- SHORT EXERCISE:
Quote the whole listing exactly. Leave the pictures out of your copy.

- GIVEN MATERIAL:

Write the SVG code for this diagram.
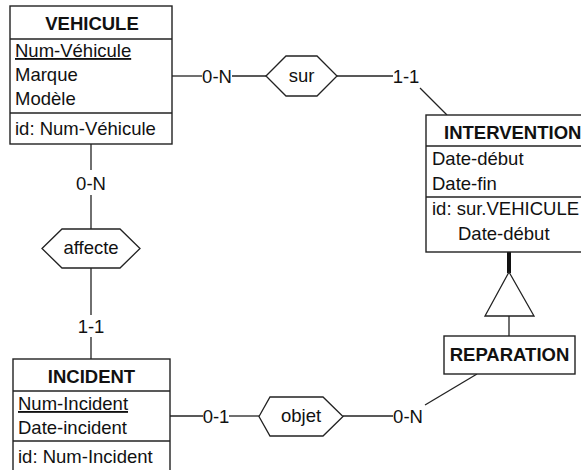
<svg xmlns="http://www.w3.org/2000/svg" width="581" height="470" viewBox="0 0 581 470">
  <style>
    .box { fill: #fff; stroke: #222; stroke-width: 1.4; }
    .sep { stroke: #222; stroke-width: 1.4; }
    .link { fill: none; stroke: #222; stroke-width: 1.3; }
    .rel { fill: #fff; stroke: #222; stroke-width: 1.3; }
    text { font-family: "Liberation Sans", Arial, sans-serif; font-size: 18.5px; fill: #111; }
    .title { font-weight: bold; text-anchor: middle; }
    .card { text-anchor: middle; dominant-baseline: central; }
  </style>
  <rect width="581" height="470" fill="#fff"/>

  <!-- connectors -->
  <g id="connectors">
    <!-- VEHICULE - sur - INTERVENTION -->
    <line class="link" x1="172" y1="76" x2="202" y2="76"/>
    <line class="link" x1="232" y1="76" x2="266" y2="76"/>
    <line class="link" x1="337" y1="76" x2="393" y2="76"/>
    <line class="link" x1="420" y1="88" x2="447" y2="115"/>
    <!-- VEHICULE - affecte - INCIDENT -->
    <line class="link" x1="91" y1="144" x2="91" y2="170"/>
    <line class="link" x1="91" y1="195" x2="91" y2="229"/>
    <line class="link" x1="91" y1="268" x2="91" y2="315"/>
    <line class="link" x1="91" y1="337" x2="91" y2="359"/>
    <!-- INCIDENT - objet - REPARATION -->
    <line class="link" x1="170" y1="416" x2="203" y2="416"/>
    <line class="link" x1="229" y1="416" x2="259" y2="416"/>
    <line class="link" x1="343" y1="416" x2="393" y2="416"/>
    <line class="link" x1="425" y1="405" x2="477" y2="374"/>
    <!-- ISA: INTERVENTION - REPARATION -->
    <line x1="509" y1="252" x2="509" y2="273" stroke="#111" stroke-width="4"/>
    <polygon class="rel" points="509,272 485,316 534,316"/>
    <line class="link" x1="509" y1="316" x2="509" y2="336"/>
    <!-- cardinalities -->
    <text class="card" x="217" y="76">0-N</text>
    <text class="card" x="406" y="76">1-1</text>
    <text class="card" x="91" y="183">0-N</text>
    <text class="card" x="91" y="326">1-1</text>
    <text class="card" x="216" y="416">0-1</text>
    <text class="card" x="408" y="416">0-N</text>
  </g>

  <!-- relationships -->
  <g id="sur">
    <polygon class="rel" points="266,76 286,56 317,56 337,76 317,96 286,96"/>
    <text class="card" x="301.5" y="75">sur</text>
  </g>
  <g id="affecte">
    <polygon class="rel" points="42,248.5 62,229 120,229 140,248.5 120,268 62,268"/>
    <text class="card" x="91" y="247">affecte</text>
  </g>
  <g id="objet">
    <polygon class="rel" points="259,416.5 270,397 323,397 343,416.5 323,436 270,436"/>
    <text class="card" x="301" y="415">objet</text>
  </g>

  <!-- entities -->
  <g id="VEHICULE">
    <rect class="box" x="10" y="6" width="162" height="138"/>
    <line class="sep" x1="10" y1="39" x2="172" y2="39"/>
    <line class="sep" x1="10" y1="113" x2="172" y2="113"/>
    <text class="title" x="92" y="30">VEHICULE</text>
    <text x="15" y="57" text-decoration="underline">Num-Véhicule</text>
    <text x="15" y="81">Marque</text>
    <text x="15" y="105">Modèle</text>
    <text x="15" y="135">id: Num-Véhicule</text>
  </g>

  <g id="INTERVENTION">
    <rect class="box" x="426" y="115" width="170" height="137"/>
    <line class="sep" x1="426" y1="146" x2="596" y2="146"/>
    <line class="sep" x1="426" y1="197" x2="596" y2="197"/>
    <text x="444" y="139" font-weight="bold">INTERVENTION</text>
    <text x="432" y="165">Date-début</text>
    <text x="432" y="190">Date-fin</text>
    <text x="432" y="215">id: sur.VEHICULE</text>
    <text x="458" y="240">Date-début</text>
  </g>

  <g id="REPARATION">
    <rect class="box" x="444" y="336" width="131" height="38"/>
    <text class="title" x="509.5" y="361">REPARATION</text>
  </g>

  <g id="INCIDENT">
    <rect class="box" x="13" y="359" width="157" height="120"/>
    <line class="sep" x1="13" y1="391" x2="170" y2="391"/>
    <line class="sep" x1="13" y1="441" x2="170" y2="441"/>
    <text class="title" x="91.5" y="383">INCIDENT</text>
    <text x="18" y="410" text-decoration="underline">Num-Incident</text>
    <text x="18" y="434">Date-incident</text>
    <text x="18" y="463">id: Num-Incident</text>
  </g>
</svg>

- SOLUTION TO THE PROBLEM:
Write the SVG code for this diagram.
<svg xmlns="http://www.w3.org/2000/svg" width="581" height="470" viewBox="0 0 581 470">
  <style>
    .box { fill: #fff; stroke: #222; stroke-width: 1.4; }
    .sep { stroke: #222; stroke-width: 1.4; }
    .link { fill: none; stroke: #222; stroke-width: 1.3; }
    .rel { fill: #fff; stroke: #222; stroke-width: 1.3; }
    text { font-family: "Liberation Sans", Arial, sans-serif; font-size: 18.5px; fill: #111; }
    .title { font-weight: bold; text-anchor: middle; }
    .card { text-anchor: middle; dominant-baseline: central; }
  </style>
  <rect width="581" height="470" fill="#fff"/>

  <!-- connectors -->
  <g id="connectors">
    <!-- VEHICULE - sur - INTERVENTION -->
    <line class="link" x1="172" y1="76" x2="202" y2="76"/>
    <line class="link" x1="232" y1="76" x2="266" y2="76"/>
    <line class="link" x1="337" y1="76" x2="393" y2="76"/>
    <line class="link" x1="420" y1="88" x2="447" y2="115"/>
    <!-- VEHICULE - affecte - INCIDENT -->
    <line class="link" x1="91" y1="144" x2="91" y2="170"/>
    <line class="link" x1="91" y1="195" x2="91" y2="229"/>
    <line class="link" x1="91" y1="268" x2="91" y2="315"/>
    <line class="link" x1="91" y1="337" x2="91" y2="359"/>
    <!-- INCIDENT - objet - REPARATION -->
    <line class="link" x1="170" y1="416" x2="203" y2="416"/>
    <line class="link" x1="229" y1="416" x2="259" y2="416"/>
    <line class="link" x1="343" y1="416" x2="393" y2="416"/>
    <line class="link" x1="425" y1="405" x2="477" y2="374"/>
    <!-- ISA: INTERVENTION - REPARATION -->
    <line x1="509" y1="252" x2="509" y2="273" stroke="#111" stroke-width="4"/>
    <polygon class="rel" points="509,272 485,316 534,316"/>
    <line class="link" x1="509" y1="316" x2="509" y2="336"/>
    <!-- cardinalities -->
    <text class="card" x="217" y="76">0-N</text>
    <text class="card" x="406" y="76">1-1</text>
    <text class="card" x="91" y="183">0-N</text>
    <text class="card" x="91" y="326">1-1</text>
    <text class="card" x="216" y="416">0-1</text>
    <text class="card" x="408" y="416">0-N</text>
  </g>

  <!-- relationships -->
  <g id="sur">
    <polygon class="rel" points="266,76 286,56 317,56 337,76 317,96 286,96"/>
    <text class="card" x="301.5" y="75">sur</text>
  </g>
  <g id="affecte">
    <polygon class="rel" points="42,248.5 62,229 120,229 140,248.5 120,268 62,268"/>
    <text class="card" x="91" y="247">affecte</text>
  </g>
  <g id="objet">
    <polygon class="rel" points="259,416.5 270,397 323,397 343,416.5 323,436 270,436"/>
    <text class="card" x="301" y="415">objet</text>
  </g>

  <!-- entities -->
  <g id="VEHICULE">
    <rect class="box" x="10" y="6" width="162" height="138"/>
    <line class="sep" x1="10" y1="39" x2="172" y2="39"/>
    <line class="sep" x1="10" y1="113" x2="172" y2="113"/>
    <text class="title" x="92" y="30">VEHICULE</text>
    <text x="15" y="57" text-decoration="underline">Num-Véhicule</text>
    <text x="15" y="81">Marque</text>
    <text x="15" y="105">Modèle</text>
    <text x="15" y="135">id: Num-Véhicule</text>
  </g>

  <g id="INTERVENTION">
    <rect class="box" x="426" y="115" width="170" height="137"/>
    <line class="sep" x1="426" y1="146" x2="596" y2="146"/>
    <line class="sep" x1="426" y1="197" x2="596" y2="197"/>
    <text x="444" y="139" font-weight="bold">INTERVENTION</text>
    <text x="432" y="165">Date-début</text>
    <text x="432" y="190">Date-fin</text>
    <text x="432" y="215">id: sur.VEHICULE</text>
    <text x="458" y="240">Date-début</text>
  </g>

  <g id="REPARATION">
    <rect class="box" x="444" y="336" width="131" height="38"/>
    <text class="title" x="509.5" y="361">REPARATION</text>
  </g>

  <g id="INCIDENT">
    <rect class="box" x="13" y="359" width="157" height="120"/>
    <line class="sep" x1="13" y1="391" x2="170" y2="391"/>
    <line class="sep" x1="13" y1="441" x2="170" y2="441"/>
    <text class="title" x="91.5" y="383">INCIDENT</text>
    <text x="18" y="410" text-decoration="underline">Num-Incident</text>
    <text x="18" y="434">Date-incident</text>
    <text x="18" y="463">id: Num-Incident</text>
  </g>
</svg>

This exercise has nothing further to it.